── ENTRIES PROVIDED

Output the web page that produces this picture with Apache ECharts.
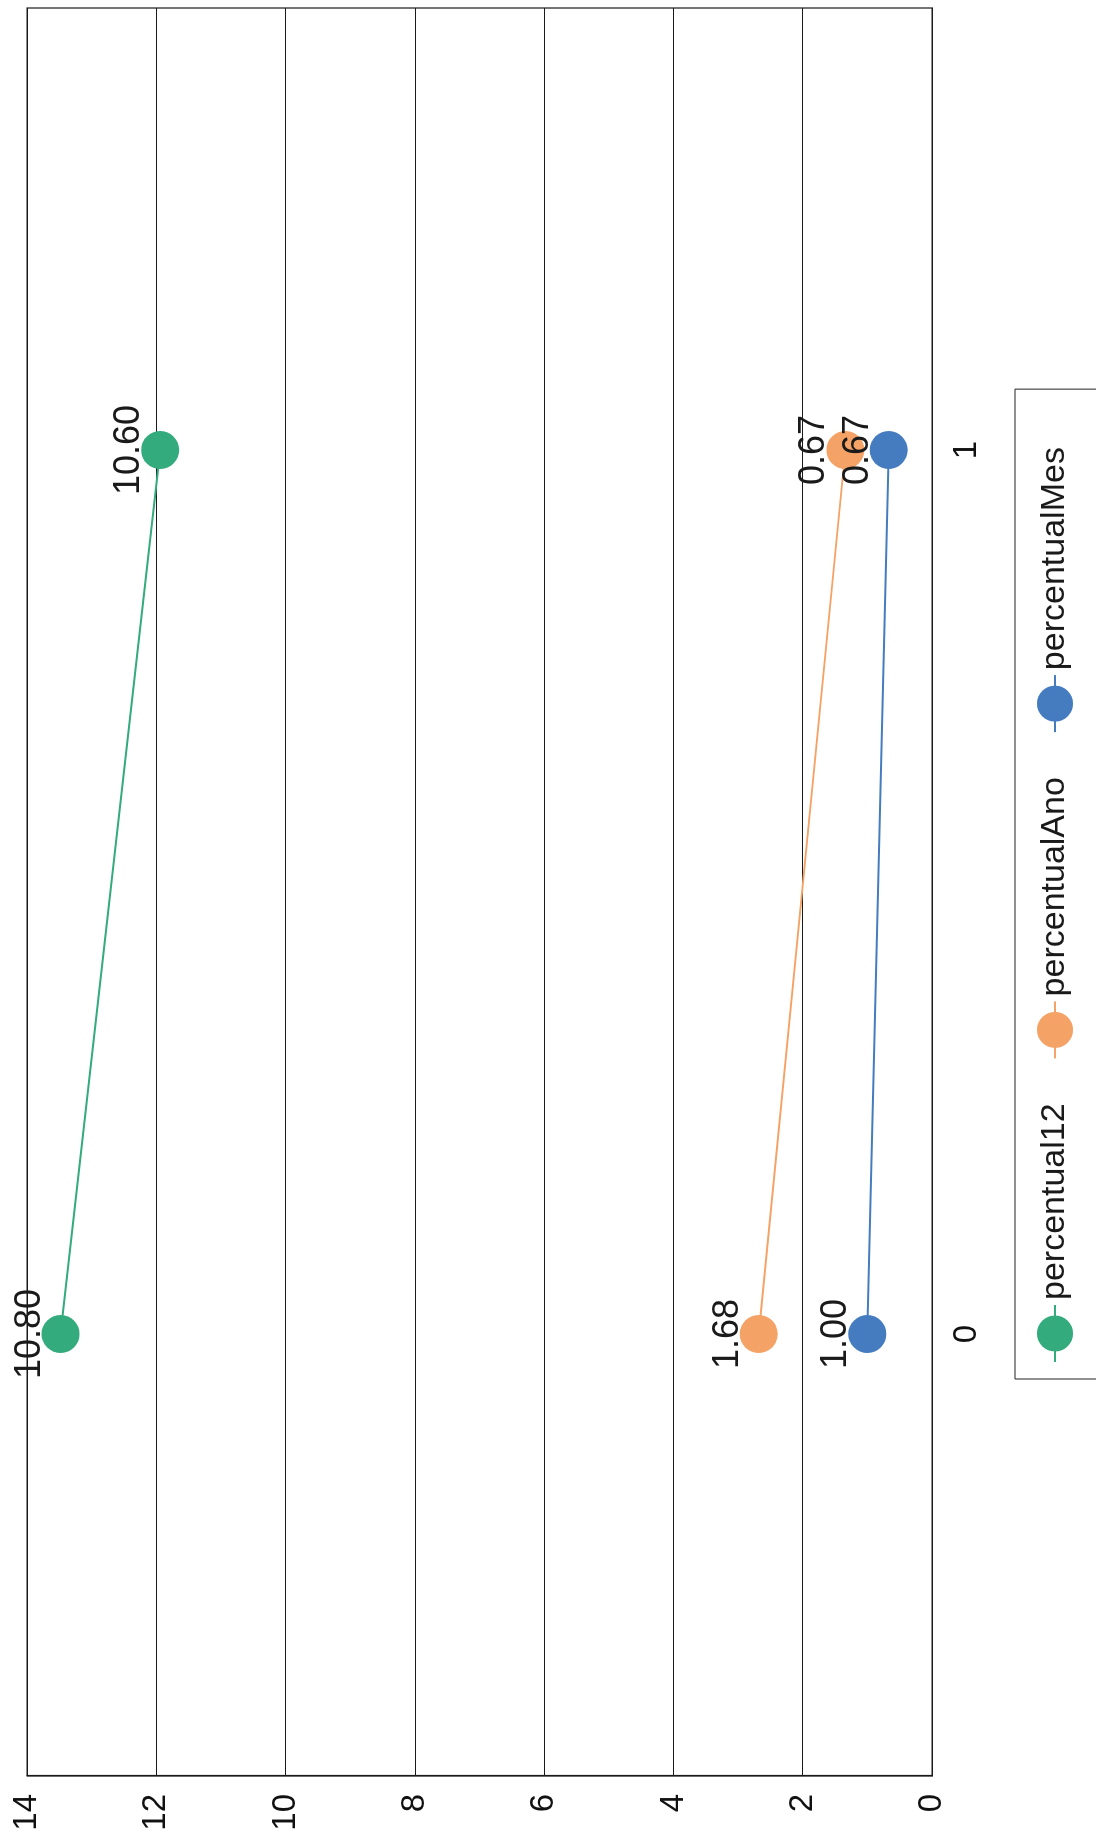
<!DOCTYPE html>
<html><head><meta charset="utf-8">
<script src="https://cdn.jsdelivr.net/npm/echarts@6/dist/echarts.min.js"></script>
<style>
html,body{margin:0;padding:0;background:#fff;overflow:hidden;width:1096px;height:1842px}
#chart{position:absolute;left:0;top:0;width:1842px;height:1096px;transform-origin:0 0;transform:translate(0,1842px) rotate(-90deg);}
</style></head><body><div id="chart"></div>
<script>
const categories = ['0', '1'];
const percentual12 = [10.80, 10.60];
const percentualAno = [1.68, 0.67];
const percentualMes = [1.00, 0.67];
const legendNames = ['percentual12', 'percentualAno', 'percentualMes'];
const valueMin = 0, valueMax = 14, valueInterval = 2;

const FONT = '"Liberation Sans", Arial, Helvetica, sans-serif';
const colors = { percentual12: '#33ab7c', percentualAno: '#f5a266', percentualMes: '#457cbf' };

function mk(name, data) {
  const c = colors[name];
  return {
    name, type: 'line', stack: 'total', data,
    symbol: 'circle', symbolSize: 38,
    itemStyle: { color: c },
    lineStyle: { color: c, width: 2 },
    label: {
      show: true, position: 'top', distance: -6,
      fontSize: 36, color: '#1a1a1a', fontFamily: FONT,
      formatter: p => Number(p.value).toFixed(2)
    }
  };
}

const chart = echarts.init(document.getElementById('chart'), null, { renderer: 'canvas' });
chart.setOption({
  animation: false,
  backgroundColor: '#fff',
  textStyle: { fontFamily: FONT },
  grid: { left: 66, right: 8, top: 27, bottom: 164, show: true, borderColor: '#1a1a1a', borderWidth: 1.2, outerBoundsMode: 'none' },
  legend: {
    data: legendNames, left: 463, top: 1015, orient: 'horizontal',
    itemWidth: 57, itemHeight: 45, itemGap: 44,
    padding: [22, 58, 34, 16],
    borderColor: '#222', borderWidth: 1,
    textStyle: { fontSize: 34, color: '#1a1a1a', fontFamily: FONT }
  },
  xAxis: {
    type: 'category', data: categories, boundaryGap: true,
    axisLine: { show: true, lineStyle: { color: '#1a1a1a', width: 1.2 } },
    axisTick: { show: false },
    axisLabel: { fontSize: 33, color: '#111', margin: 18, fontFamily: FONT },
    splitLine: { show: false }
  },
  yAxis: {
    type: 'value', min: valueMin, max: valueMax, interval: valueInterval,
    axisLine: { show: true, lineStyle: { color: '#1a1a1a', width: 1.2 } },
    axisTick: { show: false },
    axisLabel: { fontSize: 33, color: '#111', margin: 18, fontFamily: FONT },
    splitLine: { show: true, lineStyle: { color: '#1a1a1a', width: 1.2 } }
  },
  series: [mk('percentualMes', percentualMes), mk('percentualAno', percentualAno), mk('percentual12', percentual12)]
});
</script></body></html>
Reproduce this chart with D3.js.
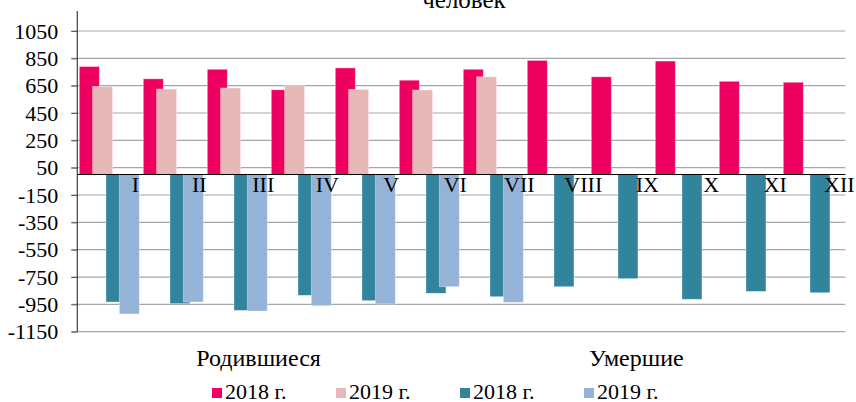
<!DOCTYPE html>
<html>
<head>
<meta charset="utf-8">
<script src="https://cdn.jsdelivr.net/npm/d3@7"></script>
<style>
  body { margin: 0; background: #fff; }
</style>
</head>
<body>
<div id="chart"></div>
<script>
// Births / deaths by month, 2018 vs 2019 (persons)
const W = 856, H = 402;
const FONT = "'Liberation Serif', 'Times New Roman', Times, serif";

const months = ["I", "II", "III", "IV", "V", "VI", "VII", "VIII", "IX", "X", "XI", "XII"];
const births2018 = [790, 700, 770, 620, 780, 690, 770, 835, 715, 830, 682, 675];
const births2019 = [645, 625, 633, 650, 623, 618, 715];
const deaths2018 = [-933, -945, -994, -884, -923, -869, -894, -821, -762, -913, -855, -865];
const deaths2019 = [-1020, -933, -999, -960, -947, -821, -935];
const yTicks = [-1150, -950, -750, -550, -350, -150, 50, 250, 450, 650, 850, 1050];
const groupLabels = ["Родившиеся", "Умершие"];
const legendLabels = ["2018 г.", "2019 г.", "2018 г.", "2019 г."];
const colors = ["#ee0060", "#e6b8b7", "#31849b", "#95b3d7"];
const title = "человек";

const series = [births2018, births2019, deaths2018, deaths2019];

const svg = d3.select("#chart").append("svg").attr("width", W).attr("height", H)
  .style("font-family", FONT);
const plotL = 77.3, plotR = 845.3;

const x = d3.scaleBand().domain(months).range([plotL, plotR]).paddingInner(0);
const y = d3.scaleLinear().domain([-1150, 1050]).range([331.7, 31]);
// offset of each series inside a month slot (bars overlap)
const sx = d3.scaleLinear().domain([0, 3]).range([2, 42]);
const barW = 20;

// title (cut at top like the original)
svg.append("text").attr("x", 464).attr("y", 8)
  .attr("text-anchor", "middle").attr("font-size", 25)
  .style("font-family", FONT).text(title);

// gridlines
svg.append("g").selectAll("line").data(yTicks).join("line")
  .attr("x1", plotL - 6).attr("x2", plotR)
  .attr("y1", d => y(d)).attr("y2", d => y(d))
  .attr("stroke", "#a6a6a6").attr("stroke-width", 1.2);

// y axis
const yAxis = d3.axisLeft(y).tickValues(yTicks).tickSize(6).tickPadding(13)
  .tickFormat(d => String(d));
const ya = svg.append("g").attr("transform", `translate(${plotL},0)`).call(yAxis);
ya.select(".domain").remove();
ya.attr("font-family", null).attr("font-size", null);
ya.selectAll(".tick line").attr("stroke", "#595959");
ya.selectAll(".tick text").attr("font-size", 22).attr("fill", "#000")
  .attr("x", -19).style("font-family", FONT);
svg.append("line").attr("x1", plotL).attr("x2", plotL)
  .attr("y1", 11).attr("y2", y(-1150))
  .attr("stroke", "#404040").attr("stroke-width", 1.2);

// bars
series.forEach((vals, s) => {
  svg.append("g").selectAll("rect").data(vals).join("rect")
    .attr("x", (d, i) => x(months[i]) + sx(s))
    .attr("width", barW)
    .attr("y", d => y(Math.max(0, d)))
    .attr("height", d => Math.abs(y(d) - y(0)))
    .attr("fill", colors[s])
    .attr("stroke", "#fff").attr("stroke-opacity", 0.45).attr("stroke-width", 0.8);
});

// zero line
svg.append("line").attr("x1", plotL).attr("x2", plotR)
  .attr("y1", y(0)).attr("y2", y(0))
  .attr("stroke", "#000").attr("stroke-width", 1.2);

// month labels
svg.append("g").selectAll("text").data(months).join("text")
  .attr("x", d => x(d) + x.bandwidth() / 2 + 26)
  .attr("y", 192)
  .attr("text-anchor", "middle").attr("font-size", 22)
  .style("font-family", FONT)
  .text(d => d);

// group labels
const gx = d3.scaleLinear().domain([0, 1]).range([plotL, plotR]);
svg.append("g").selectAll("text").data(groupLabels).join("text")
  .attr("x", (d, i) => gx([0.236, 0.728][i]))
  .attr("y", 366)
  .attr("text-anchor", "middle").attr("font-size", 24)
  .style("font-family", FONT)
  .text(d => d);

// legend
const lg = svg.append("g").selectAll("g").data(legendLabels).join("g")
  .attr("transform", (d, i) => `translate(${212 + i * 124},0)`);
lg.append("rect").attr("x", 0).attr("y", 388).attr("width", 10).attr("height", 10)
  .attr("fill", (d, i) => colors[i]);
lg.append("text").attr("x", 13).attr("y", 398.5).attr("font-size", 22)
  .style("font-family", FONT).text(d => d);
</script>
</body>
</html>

────

### WORK TO COMPLETE
Scan the material and collect every line that contains "this".

### SOLUTION
Output the web page that produces this picture with Apache ECharts.
Reproduce this chart with D3.js.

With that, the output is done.